Il y a quelques jours est parue l’édition anglaise du N° 4 de Dabiq, le magazine de l’État islamique. La traduction française suivra prochainement. Nous sommes nombreux à le lire pour essayer de comprendre la logique et les objectifs de ces combattants animés par des convictions idéologiques fanatiques, dirigés par des stratèges d’une surprenante habileté, qui tentent de jeter les bases d’un État totalitaire sous le drapeau du Califat, en rupture délibérée avec le système international tel qu’il existe aujourd’hui.
Face à des adversaires dont la puissance est bien plus grande que la sienne, mais que sa propagande met au défi de venir l’affronter sur son propre terrain, l’État islamique appelle depuis quelques semaines ses sympathisants du monde entier à mener des actions violentes dans les pays qui lancent des frappes aériennes contre ses troupes. Cela n’est pas étonnant. Ce qui retient l’attention est l’incitation ouverte à agir par n’importe quel moyen, sans coordination, sans consultation. Alors que les traditions religieuses ont souvent tenté, à défaut de prôner le pacifisme, au moins d’encadrer la violence, de lui fixer certaines règles et bornes, les récents appels de l’État islamique font éclater ces limites.
Dans les extraits d’un discours du porte-parole de l’État islamique, nous lisons: “Si vous pouvez tuer un Américain ou Européen mécréant — spécialement les méchants et sales Français — ou tout autre mécréant d’entre les mécréants faisant la guerre, y compris les citoyens des pays qui sont entrés en coalition contre l’État islamique, alors remettez-vous en à Allah, et tuez-le de toute manière ou façon que ce soit. Ne demandez conseil à quiconque et ne cherchez le verdict de quiconque. Tuez le mécréant, qu’il soit civil ou militaire […].“ Et pour ne laisser aucun doute sur le propos, une photographie en regard montre des habitants d’une ville occidentale dans la rue, sur le chemin du travail, avec la légende: ”«Civils» croisés”.

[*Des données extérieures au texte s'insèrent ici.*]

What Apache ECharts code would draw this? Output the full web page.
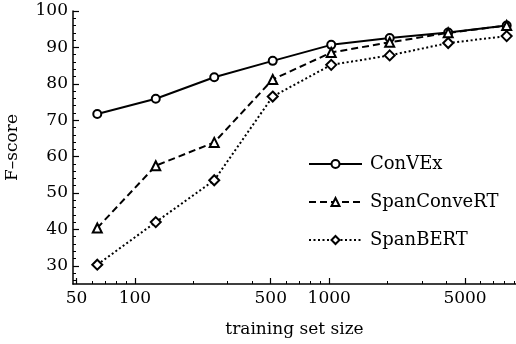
<!DOCTYPE html>
<html lang="en">
<head>
    <meta charset="UTF-8">
    <title>F-score vs training set size</title>
    <style>
        html, body { margin: 0; padding: 0; background: #fff; }
    </style>
</head>
<body>
    <div id="main" style="width: 516px; height: 344px"></div>
    <script src="https://cdn.jsdelivr.net/npm/echarts@6/dist/echarts.min.js"></script>
    <script type="text/javascript">
        var sizes = [64, 128, 256, 512, 1024, 2048, 4096, 8192];
        var convex = [71.7, 75.9, 81.8, 86.3, 90.7, 92.6, 94.1, 96.0];
        var spanConvert = [40.4, 57.5, 63.9, 81.2, 88.6, 91.4, 94.0, 96.0];
        var spanBert = [30.3, 42.0, 53.5, 76.5, 85.2, 87.8, 91.2, 93.1];

        var xLabels = [50, 100, 500, 1000, 5000];
        var xMinor = [60, 70, 80, 90, 200, 300, 400, 600, 700, 800, 900, 2000, 3000, 4000, 6000, 7000, 8000, 9000];
        var yLabels = [30, 40, 50, 60, 70, 80, 90, 100];
        var yMinor = [26, 28, 32, 34, 36, 38, 42, 44, 46, 48, 52, 54, 56, 58, 62, 64, 66, 68,
            72, 74, 76, 78, 82, 84, 86, 88, 92, 94, 96, 98];

        var font = 'DejaVu Serif';
        var myChart = echarts.init(document.getElementById('main'));

        function pairs(vals) {
            return sizes.map(function (s, i) { return [s, vals[i]]; });
        }
        function plain(v) { return String(Math.round(v)); }

        var axisLine = { show: true, onZero: false, lineStyle: { color: '#000', width: 1.5 } };
        // invisible line for the axes that only carry the minor ticks
        var hiddenLine = { show: true, onZero: false, lineStyle: { color: '#000', opacity: 0 } };

        option = {
            animation: false,
            textStyle: { fontFamily: font },
            grid: { left: 73, right: 0, top: 11, bottom: 60, outerBoundsMode: 'none' },
            legend: {
                orient: 'vertical',
                left: 303,
                top: 150,
                itemWidth: 53,
                itemHeight: 10,
                itemGap: 20,
                textStyle: { fontFamily: font, fontSize: 18, color: '#000', padding: [0, 0, 0, 3] },
                data: ['ConVEx', 'SpanConveRT', 'SpanBERT']
            },
            xAxis: [{
                type: 'log',
                min: 48,
                max: 9150,
                name: 'training set size',
                nameLocation: 'middle',
                nameGap: 37,
                nameTextStyle: { fontFamily: font, fontSize: 17, color: '#000' },
                axisLine: axisLine,
                axisTick: { show: true, inside: true, length: 6, customValues: xLabels, lineStyle: { color: '#000', width: 1.2 } },
                axisLabel: { customValues: xLabels, formatter: plain, fontFamily: font, fontSize: 17, color: '#000', margin: 6 },
                splitLine: { show: false }
            }, {
                type: 'log',
                min: 48,
                max: 9150,
                position: 'bottom',
                axisLine: hiddenLine,
                axisTick: { show: true, inside: true, length: 3, customValues: xMinor, lineStyle: { color: '#000', width: 1 } },
                axisLabel: { show: false, customValues: xMinor },
                splitLine: { show: false }
            }],
            yAxis: [{
                type: 'value',
                min: 25,
                max: 100,
                name: 'F\u2013score',
                nameLocation: 'middle',
                nameGap: 52,
                nameTextStyle: { fontFamily: font, fontSize: 17, color: '#000' },
                axisLine: axisLine,
                axisTick: { show: true, inside: true, length: 6, customValues: yLabels, lineStyle: { color: '#000', width: 1.2 } },
                axisLabel: { customValues: yLabels, fontFamily: font, fontSize: 17, color: '#000', margin: 5 },
                splitLine: { show: false }
            }, {
                type: 'value',
                min: 25,
                max: 100,
                position: 'left',
                axisLine: hiddenLine,
                axisTick: { show: true, inside: true, length: 3, customValues: yMinor, lineStyle: { color: '#000', width: 1 } },
                axisLabel: { show: false, customValues: yMinor },
                splitLine: { show: false }
            }],
            series: [{
                name: 'ConVEx',
                type: 'line',
                data: pairs(convex),
                symbol: 'circle',
                symbolSize: 8,
                lineStyle: { color: '#000', width: 2 },
                itemStyle: { color: '#fff', borderColor: '#000', borderWidth: 2 }
            }, {
                name: 'SpanConveRT',
                type: 'line',
                data: pairs(spanConvert),
                symbol: 'triangle',
                symbolSize: 9,
                lineStyle: { color: '#000', width: 2, type: [7, 4] },
                itemStyle: { color: '#fff', borderColor: '#000', borderWidth: 2 }
            }, {
                name: 'SpanBERT',
                type: 'line',
                data: pairs(spanBert),
                symbol: 'diamond',
                symbolSize: 10,
                lineStyle: { color: '#000', width: 2, type: [2, 2.5] },
                itemStyle: { color: '#fff', borderColor: '#000', borderWidth: 2 }
            }]
        };
        myChart.setOption(option);
    </script>
</body>
</html>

Dans nombre de cas de violence à connotation (politico-)religieuse à l’époque contemporaine, pas seulement en contexte musulman, la personne projetant un assassinat au nom de la cause ou un acte de violence tentait d’obtenir l’approbation ou la bénédiction d’une figure religieuse respectée: ici, toute réserve face à une action purement individuelle, décidée du propre chef de son auteur, s’évanouit — il n’y a plus d’avis à demander à qui que ce soit avant d’agir.
Il reste à espérer que des inhibitions ou les difficultés imprévues qui peuvent surgir sur la route de celui qui planifie une action violente limiteront le nombre d’actes de violence aveugle que de tels appels pourraient inspirer.
Il y a quelques années, le N° 2 (automne 2010) du magazine Inspire (que publiait Al Qaïda dans la péninsule arabique) contenait des suggestions d’actions possibles pour causer un carnage dans le cadre du “djihad individuel” (pp. 53-57), ne demandant pas une grande préparation pour certaines: “Tout ce qui est nécessaire est d’être disposé à donner sa vie pour Allah.” Il y a eu des cas isolés de tels actes en Occident, mais pas la vague qu’espéraient probablement les rédacteurs (et certaines méthodes suggérées n’ont jamais été utilisées, à ma connaissance). Ceux qui s’exaltent sur Internet pour la cause djihadiste ne sont pas tous prêts à y laisser leur peau; d’autres auront des scrupules face à une violence indiscriminés. Cependant, les risques d’actions individuelles imprévisibles et potentiellement meurtrières augmentent avec l’apparition d’aspirants djihadistes de plus en plus jeunes, la diffusion plus large que jamais du matériel djihadiste et le retour de combattants aguerris.